First-stage Estimation Analysis
-------------------------------

**Partial R2 and Partial F-statistic**

The :math:`R^{2}` is reported after orthogonalizing the instruments from
included exogenous variables, so that the model estimated is

.. math:: x_{2i}=\gamma_{0}+\tilde{z}_{2i}\gamma+\eta_{i}

where :math:`\tilde{Z}_{2}=M_{X_{1}}\tilde{Z}`. The partial
:math:`F`-statistic is the F-statistic from this regression. It is
implemented as a standard :math:`F`-statistic when the data is assumed
to be homoskedastic with an :math:`F_{p_{2},n-p_{2}}` distribution. In
all other cases, a quadratic form is used with an asymptotic
:math:`\chi_{p_{2}}^{2}` distribution testing :math:`H_{0}:\gamma=0`.

**Shea’s R2**

Shea’s :math:`R^{2}` is defined as the ratio of the parameter variances
under OLS and 2SLS estimation standardized by the unexplained variance
under each,

.. math:: \frac{\frac{\hat{\sigma}_{OLS,\beta_{i}}^{2}}{1-R_{OLS}^{2}}}{\frac{\hat{\sigma}_{IV,\beta_{i}}^{2}}{1-R_{IV}^{2}}}=\frac{\hat{\sigma}_{OLS,\beta_{i}}^{2}}{\hat{\sigma}_{IV,\beta_{i}}^{2}}\times\frac{1-R_{IV}^{2}}{1-R_{OLS}^{2}}

If the estimator under 2SLS was as good as under OLS, both ratios would
be 1 and Shea’s :math:`R^{2}=1`. On the other hand, the worse the
:math:`IV` fit in terms of either :math:`R^{2}` or the parameter
variances, the lower the value reported by Shea’s :math:`R^{2}`.

Kernel Weights and Bandwidth Selection
--------------------------------------

**Kernel weights**

In all formulas, :math:`m` is the kernel bandwidth parameter.

-  Bartlett

   .. math:: w_{i}=1-\frac{i}{m+1},\,i<m

-  Parzen

   .. math::

      \begin{aligned}
      z_{i} & =\frac{i}{m+1},\,i<m\\
      w_{i} & =1-6z_{i}^{2}+6z_{i}^{3},z\leq0.5\\
      w_{i} & =2(1-z_{i})^{3},z>0.5\end{aligned}

-  Quadratic-Spectral

   .. math::

      \begin{aligned}
      z_{i} & =\frac{6\pi i}{5m}\\
      w_{0} & =1\\
      w_{i} & =3(\sin(z_{i})/z_{i}-\cos(z_{i}))/z_{i}^{2},\:i\geq1\end{aligned}

**Optimal BW selection**

TODO

Constant Detection
------------------

Whether a model contains a constant or equivalent is tested using three
tests. These are executed in order and so once a constant is detected,
the others are not executed. The simplest method to ensure that a
constant is correctly detected is to include a columns of 1s.

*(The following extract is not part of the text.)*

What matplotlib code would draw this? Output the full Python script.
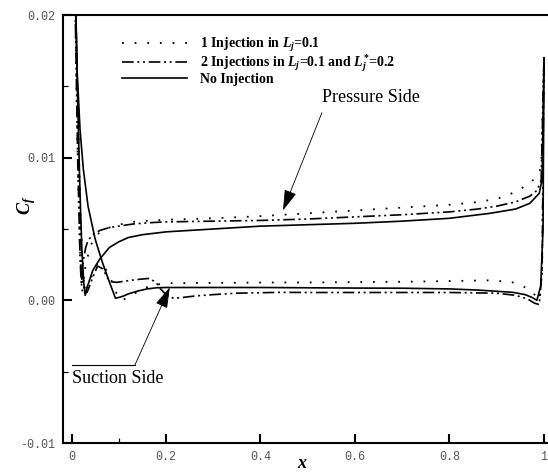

#. A column with only 1.0s

#. A column with a maximum minus minimum equal to 0 and that is not all
   0s.

#. Whether the rank of :math:`X` is the same as
   :math:`\left[1_{N}\:X\right]`. If these are the same, then the model
   contains a constant equivalent (e.g., dummies for all categories).

.. [1]
   If the model contains an implicit constant, e.g., all categories of a
   dummy, one of the categories is excluded when computing the test
   statistic. The choice of category to drop has no effect and is
   equivalent to reparameterizing the model with a constant and
   excluding one category of dummy.

.. [2]
   This somewhat non-obvious choice is driven by Stata compatibility.